> **Problem details**
Exactly retype the lines from the top of the data through the line containing "(0,0) rectangle (1299,1423);", leaving out every picture.

> **Material**

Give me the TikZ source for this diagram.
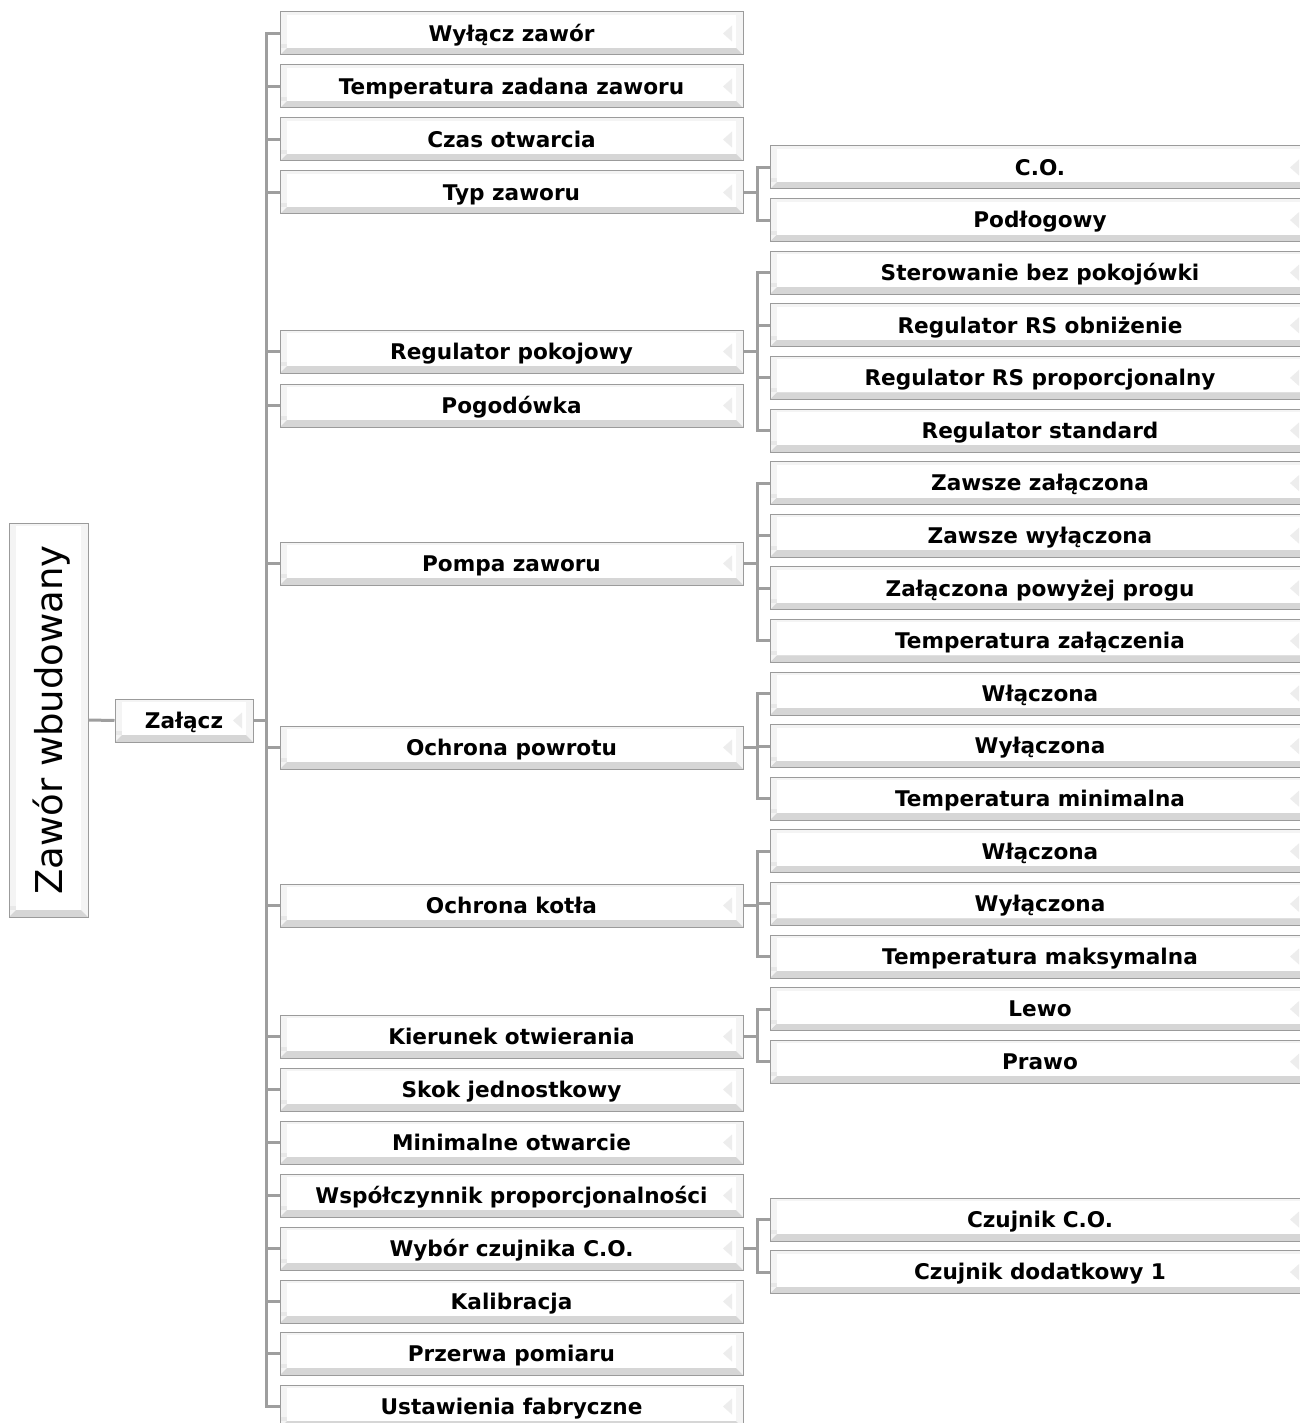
\documentclass[tikz,border=0pt]{standalone}
\usepackage{fontspec}
\setmainfont{DejaVu Sans}
\definecolor{linegray}{RGB}{158,158,158}
\definecolor{boxgray}{RGB}{155,155,155}
\tikzset{
  bevelbase/.code={},
  bevel/.style={path picture={
    \path (path picture bounding box.south west) coordinate (SW)
          (path picture bounding box.north east) coordinate (NE);
    \fill[gray!9] (SW) rectangle (NE);
    \fill[gray!32] (SW) -- (SW -| NE) -- ([xshift=-7pt,yshift=7pt]SW -| NE)
          -- ([xshift=7pt,yshift=7pt]SW) -- cycle;
    \fill[gray!18] ([yshift=7pt]SW) rectangle ([xshift=7pt,yshift=11pt]SW);
    \fill[white] ([xshift=7pt,yshift=7pt]SW) rectangle ([xshift=-7pt,yshift=-3pt]NE);
  }},
  bevelmark/.style={path picture={
    \path (path picture bounding box.south west) coordinate (SW)
          (path picture bounding box.north east) coordinate (NE);
    \fill[gray!9] (SW) rectangle (NE);
    \fill[gray!32] (SW) -- (SW -| NE) -- ([xshift=-7pt,yshift=7pt]SW -| NE)
          -- ([xshift=7pt,yshift=7pt]SW) -- cycle;
    \fill[gray!18] ([yshift=7pt]SW) rectangle ([xshift=7pt,yshift=11pt]SW);
    \fill[white] ([xshift=7pt,yshift=7pt]SW) rectangle ([xshift=-7pt,yshift=-3pt]NE);
    \fill[gray!14] ([xshift=-20pt]path picture bounding box.east)
          -- ([xshift=-11pt,yshift=8pt]path picture bounding box.east)
          -- ([xshift=-11pt,yshift=-8pt]path picture bounding box.east) -- cycle;
  }},
  box/.style={draw=boxgray, line width=1pt, minimum height=43pt, inner sep=0pt,
    font=\bfseries\fontsize{21.6}{22}\selectfont, text height=15.5pt, text depth=0pt, bevelmark},
  lvone/.style={box, minimum width=138pt},
  lvtwo/.style={box, minimum width=463pt},
  lvthree/.style={box, minimum width=540pt},
  rootbox/.style={draw=boxgray, line width=1pt, inner sep=0pt, minimum width=79pt,
    minimum height=394pt, font=\fontsize{37}{37}\selectfont, bevel},
  link/.style={draw=linegray, line width=3pt},
}
\begin{document}
\begin{tikzpicture}[x=1pt,y=-1pt]
\useasboundingbox (0,0) rectangle (1299,1423);

% root and first level
\node[rootbox] (root) at (48.5,720) {\rotatebox{90}{\smash{Zawór wbudowany}\rule{0pt}{27pt}}};
\node[lvone] (zal) at (184,720.5) {Załącz};

% second level
\node[lvtwo] (w1)  at (511.5,33.5)  {Wyłącz zawór};
\node[lvtwo] (w2)  at (511.5,86.5)  {Temperatura zadana zaworu};
\node[lvtwo] (w3)  at (511.5,139.5) {Czas otwarcia};
\node[lvtwo] (w4)  at (511.5,192.5) {Typ zaworu};
\node[lvtwo] (w5)  at (511.5,351.5) {Regulator pokojowy};
\node[lvtwo] (w6)  at (511.5,405.5) {Pogodówka};
\node[lvtwo] (w7)  at (511.5,563.5) {Pompa zaworu};
\node[lvtwo] (w8)  at (511.5,747.5) {Ochrona powrotu};
\node[lvtwo] (w9)  at (511.5,905.5) {Ochrona kotła};
\node[lvtwo] (w10) at (511.5,1036.5) {Kierunek otwierania};
\node[lvtwo] (w11) at (511.5,1089.5) {Skok jednostkowy};
\node[lvtwo] (w12) at (511.5,1142.5) {Minimalne otwarcie};
\node[lvtwo] (w13) at (511.5,1195.5) {Współczynnik proporcjonalności};
\node[lvtwo] (w14) at (511.5,1248.5) {Wybór czujnika C.O.};
\node[lvtwo] (w15) at (511.5,1301.5) {Kalibracja};
\node[lvtwo] (w16) at (511.5,1353.5) {Przerwa pomiaru};
\node[lvtwo] (w17) at (511.5,1406.5) {Ustawienia fabryczne};

% third level
\node[lvthree] (c1)  at (1040,167.5) {C.O.};
\node[lvthree] (c2)  at (1040,220.1) {Podłogowy};
\node[lvthree] (c3)  at (1040,272.7) {Sterowanie bez pokojówki};
\node[lvthree] (c4)  at (1040,325.3) {Regulator RS obniżenie};
\node[lvthree] (c5)  at (1040,377.9) {Regulator RS proporcjonalny};
\node[lvthree] (c6)  at (1040,430.5) {Regulator standard};
\node[lvthree] (c7)  at (1040,483.1) {Zawsze załączona};
\node[lvthree] (c8)  at (1040,535.7) {Zawsze wyłączona};
\node[lvthree] (c9)  at (1040,588.3) {Załączona powyżej progu};
\node[lvthree] (c10) at (1040,640.9) {Temperatura załączenia};
\node[lvthree] (c11) at (1040,693.5) {Włączona};
\node[lvthree] (c12) at (1040,746.1) {Wyłączona};
\node[lvthree] (c13) at (1040,798.7) {Temperatura minimalna};
\node[lvthree] (c14) at (1040,851.3) {Włączona};
\node[lvthree] (c15) at (1040,903.9) {Wyłączona};
\node[lvthree] (c16) at (1040,956.5) {Temperatura maksymalna};
\node[lvthree] (c17) at (1040,1009.1) {Lewo};
\node[lvthree] (c18) at (1040,1061.7) {Prawo};
\node[lvthree] (c19) at (1040,1219.5) {Czujnik C.O.};
\node[lvthree] (c20) at (1040,1272.1) {Czujnik dodatkowy 1};

% connectors
\draw[link] (root.east) -- (zal.west);
\draw[link] (zal.east) -- ++(13,0) coordinate (b0);
\foreach \n in {w1,w2,w3,w4,w5,w6,w7,w8,w9,w10,w11,w12,w13,w14,w15,w16,w17}
  \draw[link] (b0) |- (\n.west);

\draw[link] (w4.east) -- ++(13.5,0) coordinate (b4);
\foreach \n in {c1,c2} \draw[link] (b4) |- (\n.west);
\draw[link] (w5.east) -- ++(13.5,0) coordinate (b5);
\foreach \n in {c3,c4,c5,c6} \draw[link] (b5) |- (\n.west);
\draw[link] (w7.east) -- ++(13.5,0) coordinate (b7);
\foreach \n in {c7,c8,c9,c10} \draw[link] (b7) |- (\n.west);
\draw[link] (w8.east) -- ++(13.5,0) coordinate (b8);
\foreach \n in {c11,c12,c13} \draw[link] (b8) |- (\n.west);
\draw[link] (w9.east) -- ++(13.5,0) coordinate (b9);
\foreach \n in {c14,c15,c16} \draw[link] (b9) |- (\n.west);
\draw[link] (w10.east) -- ++(13.5,0) coordinate (b10);
\foreach \n in {c17,c18} \draw[link] (b10) |- (\n.west);
\draw[link] (w14.east) -- ++(13.5,0) coordinate (b14);
\foreach \n in {c19,c20} \draw[link] (b14) |- (\n.west);
\end{tikzpicture}
\end{document}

> **Expected answer**
Give me the TikZ source for this diagram.
\documentclass[tikz,border=0pt]{standalone}
\usepackage{fontspec}
\setmainfont{DejaVu Sans}
\definecolor{linegray}{RGB}{158,158,158}
\definecolor{boxgray}{RGB}{155,155,155}
\tikzset{
  bevelbase/.code={},
  bevel/.style={path picture={
    \path (path picture bounding box.south west) coordinate (SW)
          (path picture bounding box.north east) coordinate (NE);
    \fill[gray!9] (SW) rectangle (NE);
    \fill[gray!32] (SW) -- (SW -| NE) -- ([xshift=-7pt,yshift=7pt]SW -| NE)
          -- ([xshift=7pt,yshift=7pt]SW) -- cycle;
    \fill[gray!18] ([yshift=7pt]SW) rectangle ([xshift=7pt,yshift=11pt]SW);
    \fill[white] ([xshift=7pt,yshift=7pt]SW) rectangle ([xshift=-7pt,yshift=-3pt]NE);
  }},
  bevelmark/.style={path picture={
    \path (path picture bounding box.south west) coordinate (SW)
          (path picture bounding box.north east) coordinate (NE);
    \fill[gray!9] (SW) rectangle (NE);
    \fill[gray!32] (SW) -- (SW -| NE) -- ([xshift=-7pt,yshift=7pt]SW -| NE)
          -- ([xshift=7pt,yshift=7pt]SW) -- cycle;
    \fill[gray!18] ([yshift=7pt]SW) rectangle ([xshift=7pt,yshift=11pt]SW);
    \fill[white] ([xshift=7pt,yshift=7pt]SW) rectangle ([xshift=-7pt,yshift=-3pt]NE);
    \fill[gray!14] ([xshift=-20pt]path picture bounding box.east)
          -- ([xshift=-11pt,yshift=8pt]path picture bounding box.east)
          -- ([xshift=-11pt,yshift=-8pt]path picture bounding box.east) -- cycle;
  }},
  box/.style={draw=boxgray, line width=1pt, minimum height=43pt, inner sep=0pt,
    font=\bfseries\fontsize{21.6}{22}\selectfont, text height=15.5pt, text depth=0pt, bevelmark},
  lvone/.style={box, minimum width=138pt},
  lvtwo/.style={box, minimum width=463pt},
  lvthree/.style={box, minimum width=540pt},
  rootbox/.style={draw=boxgray, line width=1pt, inner sep=0pt, minimum width=79pt,
    minimum height=394pt, font=\fontsize{37}{37}\selectfont, bevel},
  link/.style={draw=linegray, line width=3pt},
}
\begin{document}
\begin{tikzpicture}[x=1pt,y=-1pt]
\useasboundingbox (0,0) rectangle (1299,1423);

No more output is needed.